Because people participate with others for what they experience within, that positive sensation is vital to building strong friendships and relationships.
These days, we're expected to either know the answer or to be competent at finding it.
After all, we have Google to thank for categorizing information in a way that can let anybody with two to five keywords know anything about any topic that any human has even thought of thus far.
The damage happens when a person could care less about the topic but hopes to learn about the person. With the opportunity to ask basic questions deferred to the expectation that people should "just google it," the opportunity for someone to answer with their well formed opinion (and personality) is taken away.
Neither the questioner or answerer gain.
Person 1 finds Person 2 and their obsession with ________ interesting. Not that they find _______ altogether interesting but Person 2 intrigues them and has an interest. Therefore asking about ________ is merely an opportunity to connect with another real life living human.
If Person 1 asks a question and Person 2 responds, "use Google," do you really think Person 1 is going to ask a question without reservation again?
Of course not- people, especially the ones who put the effort in to being smart, hate to look stupid.
Now with that opportunity to let others stimulate dialogue through answers lost, an unbalance toward observational statements is created. Declaring your opinion on a topic or an observation is another conversational tool but it sets a tone for a completely different type of conversation, history of dialogue, with a final consequence of less strong relationships.

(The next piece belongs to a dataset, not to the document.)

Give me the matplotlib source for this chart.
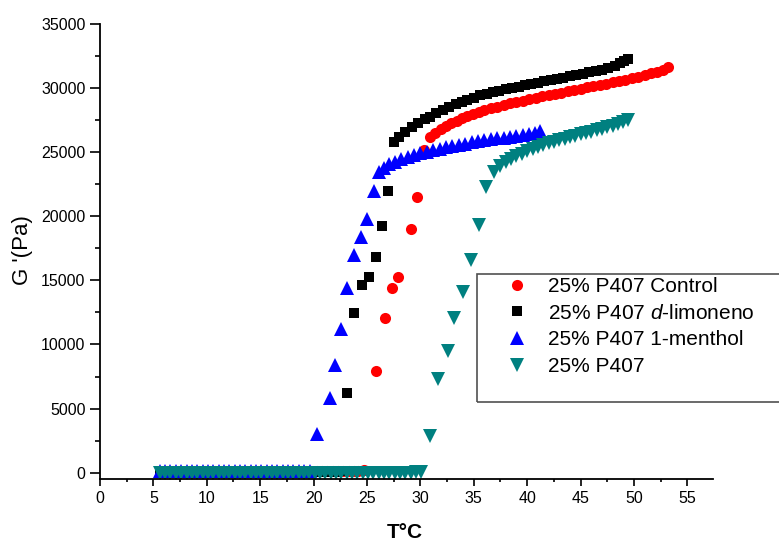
import matplotlib
matplotlib.use('Agg')
import matplotlib.pyplot as plt
from matplotlib.patches import Rectangle
from matplotlib.ticker import MultipleLocator

plt.rcParams['font.family'] = 'Liberation Sans'
plt.rcParams['mathtext.fontset'] = 'custom'
plt.rcParams['mathtext.rm'] = 'Liberation Sans'
plt.rcParams['mathtext.it'] = 'Liberation Sans:italic'

# 25% P407 Control (red circles)
ctrl_T = [5.8, 6.3, 6.8, 7.3, 7.8, 8.3, 8.8, 9.3, 9.8, 10.3,
          10.8, 11.3, 11.8, 12.3, 12.8, 13.3, 13.8, 14.3, 14.8, 15.3,
          15.8, 16.3, 16.8, 17.3, 17.8, 18.3, 18.8, 19.3, 19.8, 20.3,
          20.8, 21.3, 21.8, 22.3, 22.8, 23.3, 23.8, 24.2, 24.7,
          25.8, 26.7, 27.3, 27.9, 29.1, 29.7, 30.3,
          30.9, 31.4, 31.9, 32.4, 32.9, 33.4, 33.9, 34.4, 34.9, 35.5,
          36.0, 36.6, 37.2, 37.8, 38.4, 39.0, 39.6, 40.2, 40.8, 41.4,
          42.0, 42.6, 43.2, 43.8, 44.4, 45.0, 45.6, 46.2, 46.8, 47.4,
          48.0, 48.6, 49.2, 49.8, 50.4, 51.0, 51.6, 52.2, 52.7, 53.2]
ctrl_G = [90, 100, 110, 100, 90, 110, 120, 100, 110, 120,
          110, 100, 120, 130, 110, 120, 130, 120, 110, 130,
          140, 120, 130, 140, 130, 120, 140, 150, 130, 140,
          150, 140, 150, 160, 150, 160, 170, 160, 180,
          7930, 12090, 14430, 15240, 18980, 21480, 25200,
          26170, 26500, 26780, 27030, 27250, 27450, 27630, 27800, 27960, 28130,
          28280, 28420, 28550, 28680, 28800, 28920, 29030, 29140, 29250, 29350,
          29450, 29550, 29650, 29750, 29850, 29950, 30050, 30150, 30250, 30350,
          30450, 30560, 30670, 30780, 30890, 31010, 31140, 31280, 31430, 31620]

# 25% P407 d-limoneno (black squares)
limo_T = [5.6, 6.1, 6.6, 7.1, 7.6, 8.1, 8.6, 9.1, 9.6, 10.1,
          10.6, 11.1, 11.6, 12.1, 12.6, 13.1, 13.6, 14.1, 14.6, 15.1,
          15.6, 16.1, 16.6, 17.1, 17.6, 18.1, 18.6, 19.1, 19.6, 20.1,
          20.6, 21.1, 21.6, 22.1, 22.6,
          23.15, 23.74, 24.56, 25.18, 25.8, 26.43, 26.99,
          27.5, 28.0, 28.6, 29.2, 29.8, 30.4, 30.9, 31.5, 32.1, 32.7,
          33.3, 33.9, 34.4, 35.0, 35.6, 36.2, 36.8, 37.4, 38.0, 38.6,
          39.2, 39.8, 40.4, 41.0, 41.6, 42.2, 42.8, 43.4, 44.0, 44.6,
          45.2, 45.8, 46.4, 47.0, 47.6, 48.2, 48.7, 49.1, 49.4]
limo_G = [40, 50, 40, 50, 60, 50, 40, 50, 60, 50,
          60, 50, 60, 70, 60, 50, 60, 70, 60, 70,
          80, 70, 60, 70, 80, 70, 80, 90, 80, 70,
          80, 90, 100, 90, 100,
          6220, 12430, 14640, 15270, 16800, 19240, 21950,
          25800, 26200, 26600, 26990, 27300, 27560, 27770, 28030, 28280, 28520,
          28730, 28920, 29070, 29260, 29430, 29560, 29680, 29790, 29900, 30010,
          30120, 30220, 30320, 30420, 30520, 30620, 30710, 30810, 30910, 31010,
          31110, 31220, 31330, 31450, 31580, 31740, 31950, 32150, 32250]

# 25% P407 1-menthol (blue triangles)
ment_T = [5.6, 6.1, 6.6, 7.1, 7.6, 8.1, 8.6, 9.1, 9.6, 10.1,
          10.6, 11.1, 11.6, 12.1, 12.6, 13.1, 13.6, 14.1, 14.6, 15.1,
          15.6, 16.1, 16.6, 17.1, 17.6, 18.1, 18.6, 19.1, 19.7,
          20.3, 21.5, 22.05, 22.56, 23.15, 23.8, 24.46, 25.02, 25.68,
          26.1, 26.6, 27.1, 27.6, 28.2, 28.8, 29.4, 30.0, 30.6, 31.2,
          31.8, 32.4, 33.0, 33.6, 34.2, 34.8, 35.4, 36.0, 36.6, 37.2,
          37.8, 38.4, 39.0, 39.6, 40.2, 40.7, 41.2]
ment_G = [130, 120, 110, 120, 130, 110, 120, 130, 120, 110,
          120, 130, 120, 110, 120, 130, 120, 110, 130, 120,
          110, 120, 130, 120, 110, 120, 130, 120, 140,
          2990, 5800, 8400, 11180, 14430, 16960, 18400, 19790, 21970,
          23480, 23800, 24050, 24250, 24450, 24620, 24780, 24920, 25050, 25170,
          25280, 25390, 25490, 25580, 25670, 25760, 25840, 25920, 26000, 26070,
          26140, 26220, 26290, 26370, 26450, 26530, 26620]

# 25% P407 (teal down triangles)
p407_T = [5.6, 6.1, 6.6, 7.1, 7.6, 8.1, 8.6, 9.1, 9.6, 10.1,
          10.6, 11.1, 11.6, 12.1, 12.6, 13.1, 13.6, 14.1, 14.6, 15.1,
          15.6, 16.1, 16.6, 17.1, 17.6, 18.1, 18.6, 19.1, 19.6, 20.1,
          20.6, 21.1, 21.6, 22.1, 22.6, 23.1, 23.6, 24.1, 24.6, 25.1,
          25.6, 26.1, 26.6, 27.1, 27.6, 28.1, 28.6, 29.1, 29.6, 30.1,
          30.87, 31.68, 32.62, 33.18, 34.02, 34.7, 35.46, 36.15, 36.87,
          37.5, 38.0, 38.5, 39.0, 39.5, 40.0, 40.5, 41.0, 41.5, 42.0,
          42.5, 43.0, 43.5, 44.0, 44.5, 45.0, 45.5, 46.0, 46.5, 47.0,
          47.5, 48.0, 48.5, 49.0, 49.4]
p407_G = [-40, -30, -40, -50, -40, -30, -40, -30, -40, -50,
          -40, -30, -40, -30, -40, -50, -40, -30, -40, -30,
          -40, -30, -20, -30, -40, -30, -20, -30, -20, -30,
          -20, -30, -20, -10, -20, -30, -20, -10, -20, -10,
          -20, -10, 0, -10, 0, 10, 0, 10, 20, 40,
          2860, 7280, 9520, 12040, 14070, 16590, 19300, 22310, 23450,
          23900, 24200, 24450, 24670, 24870, 25060, 25230, 25390, 25540, 25680,
          25810, 25930, 26050, 26170, 26280, 26390, 26500, 26610, 26720, 26840,
          26960, 27080, 27220, 27380, 27520]

W, H = 779, 542
fig = plt.figure(figsize=(W / 100, H / 100), dpi=100)
ax = fig.add_axes([100 / W, 1 - 479.3 / H, 613 / W, 455.3 / H])

ax.plot(ctrl_T, ctrl_G, 'o', color='red', ms=8, mew=0, ls='none',
        label='25% P407 Control')
ax.plot(limo_T, limo_G, 's', color='black', ms=7, mew=0, ls='none',
        label='25% P407 $\\mathit{d}$-limoneno')
ax.plot(ment_T, ment_G, '^', color='blue', ms=9.5, mew=0, ls='none',
        label='25% P407 1-menthol')
ax.plot(p407_T, p407_G, 'v', color='#008080', ms=9.5, mew=0, ls='none',
        label='25% P407')

ax.set_xlim(0, 57.4)
ax.set_ylim(-515, 35000)
for s in ['top', 'right']:
    ax.spines[s].set_visible(False)
for s in ['left', 'bottom']:
    ax.spines[s].set_linewidth(1.3)

ax.xaxis.set_major_locator(MultipleLocator(5))
ax.xaxis.set_minor_locator(MultipleLocator(2.5))
ax.yaxis.set_major_locator(MultipleLocator(5000))
ax.yaxis.set_minor_locator(MultipleLocator(2500))
ax.tick_params(which='both', direction='out', labelsize=11.5, width=1.2)
ax.tick_params(axis='x', which='major', length=5)
ax.tick_params(axis='x', which='minor', length=2.5)
ax.tick_params(axis='y', which='major', length=7)
ax.tick_params(axis='y', which='minor', length=3.5)

ax.set_xlabel('T°C', fontsize=15, fontweight='bold')
ax.set_ylabel("G '(Pa)", fontsize=16)
ax.xaxis.set_label_coords(0.4976, -0.095)
ax.yaxis.set_label_coords(-0.11, 0.504)

ax.legend(loc='upper left', bbox_to_anchor=(507 / W, 1 - 277 / H),
          bbox_transform=fig.transFigure, frameon=False, fontsize=15,
          handlelength=0.95, handletextpad=1.0, borderpad=0,
          borderaxespad=0, labelspacing=0.37, numpoints=1)
fig.add_artist(Rectangle((477 / W, 1 - 402.3 / H), (800 - 477) / W,
                         (402.3 - 274) / H, transform=fig.transFigure,
                         fill=False, ec='#505050', lw=1.2))

fig.savefig('out.png', dpi=100)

My theory being as follows:
The strongest friendships and lasting emotional bonds occur when you help someone realize their true worth and greatest potential. In other words, relationships aren't about you or how you are seen in the eyes of others, relationships are about how others experience themselves when they interact with you.
While questions are about them, observational statements are about you.
Though proactively sharing your unsolicited opinion adds to the cohesiveness of the experience, doing so is a lot like the up stroke on a bicycle. Although reciprocation is needed, progression isn't powered through doing so.
Time and time again, the best way to break the ever building ice is to ask a question.